OOIDA board member
Enron and plenty of other companies that tanked last year could learn a lot from OOIDA. What those companies seem to lack across the board is true blue leadership. I can tell you, that level of leadership is a big part of the reason OOIDA is celebrating 30 years of representing the nation’s professional drivers.
As a member of the OOIDA board of directors, I never cease to be amazed at the expertise and talent that exists within the group. I am very proud to serve on this board of truckers and learn from each and every one of them.
I would like to tell you about one of our directors who is an owner-operator from Taylor, MI. For 20-plus years, he’s worked for our association and the betterment of all truckers. This year, Bob Esler celebrates 20 years as an officer of OOIDA.
My first impression of this man was that he was a big, rough and tough trucker … and I was right. But there’s more. When you get past that outer crust, he is one of the most thoughtful and gentle men I know, and one of the few men I’ve ever met who can possess all of these qualities at the same time.
Bob has been a member of the OOIDA board of directors since 1980. He was elected secretary of the association in 1983 and continues to fulfill that duty.
One of his special attributes is he cares about everything he does and goes that extra mile to achieve it. Bob also has served as president of the Michigan Owner-Operators and Drivers Association, on the board of directors for the Professional Truck Driver Institute of America (PTDIA) and currently serves as a member of the Michigan Motor Carriers Advisory Board for the Public Service Commission.
Bob got his start in trucking while he was in the U.S. Navy, driving a fuel truck for aircraft. After that, he worked as a company driver till he bought his first truck in 1978. It was a GMC “cracker box.” Like most of us, he tried all aspects of trucking, from reefers to dry freight to flatbeds. He found his niche hauling heavy equipment.
Bob and his wife, Carol Lee, have been married 20 years. Together they have four children and 10 grandchildren. Through the years, she’s often accompanied him on the road. For Carol Lee, one of the most memorable trips was during the Reagan years, when Bob led a convoy to Washington, DC, to protest higher taxes on truckers. He had a big sign on his truck that said, “Taxes too high — Rates too low.”
Those who know Bob Esler find out right off the bat he’s a highly motivated guy with a huge sense of commitment to what’s right. And when it’s wrong, you won’t find Bob on the back row.
Once, he was hauling a load through Texas. All of a sudden, there was a young girl, obviously distressed, jumping up and down on the side of the road. His first thoughts were to be suspicious of a “setup.” But his instincts prevailed, and he stopped anyway to see whether he could help. It turned out the girl had been the victim of a crime, and he was able to get her the help she needed. After returning home, he called the authorities to see how things turned out and later received a letter from the prosecuting attorney thanking him for getting involved.
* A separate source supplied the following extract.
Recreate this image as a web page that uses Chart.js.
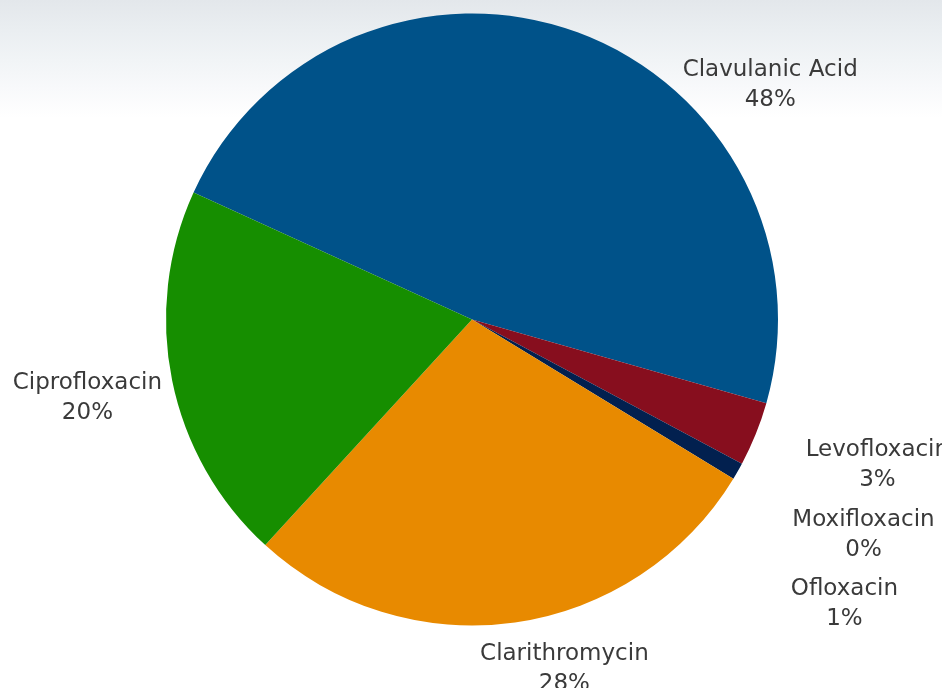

He always makes time to think of others, a quality that sets a good example for all. Bob started his giving ways early in life with the Boy Scouts, going on to achieve the rank of Eagle Scout with three Palms. Bob is an active member of the Emmanuel Free Will Baptist Church in Allen Park, MI, where he’s also a trustee, usher and member of the choir. Bob also works with the Wyatt Family Ministries, where he has done volunteer work in the Michigan prison system, delivering sermons to inmates.
As I said, corporate America could learn a lot from OOIDA and its extraordinary board of directors, a group made up of men and women of the highest caliber, chosen by our own OOIDA members.
Without leaders like Bob Esler, we might just be a group you’d read about in some old magazine, and in the past tense at that. LL
Editor’s note: In observance of OOIDA’s 30th anniversary, Ray’s 2003 columns will profile some of the association’s outstanding leadership — leaders who have worked tirelessly and successfully to keep our ship off the rocks for three decades. People who, when there was no wind, knew how to get in there and row.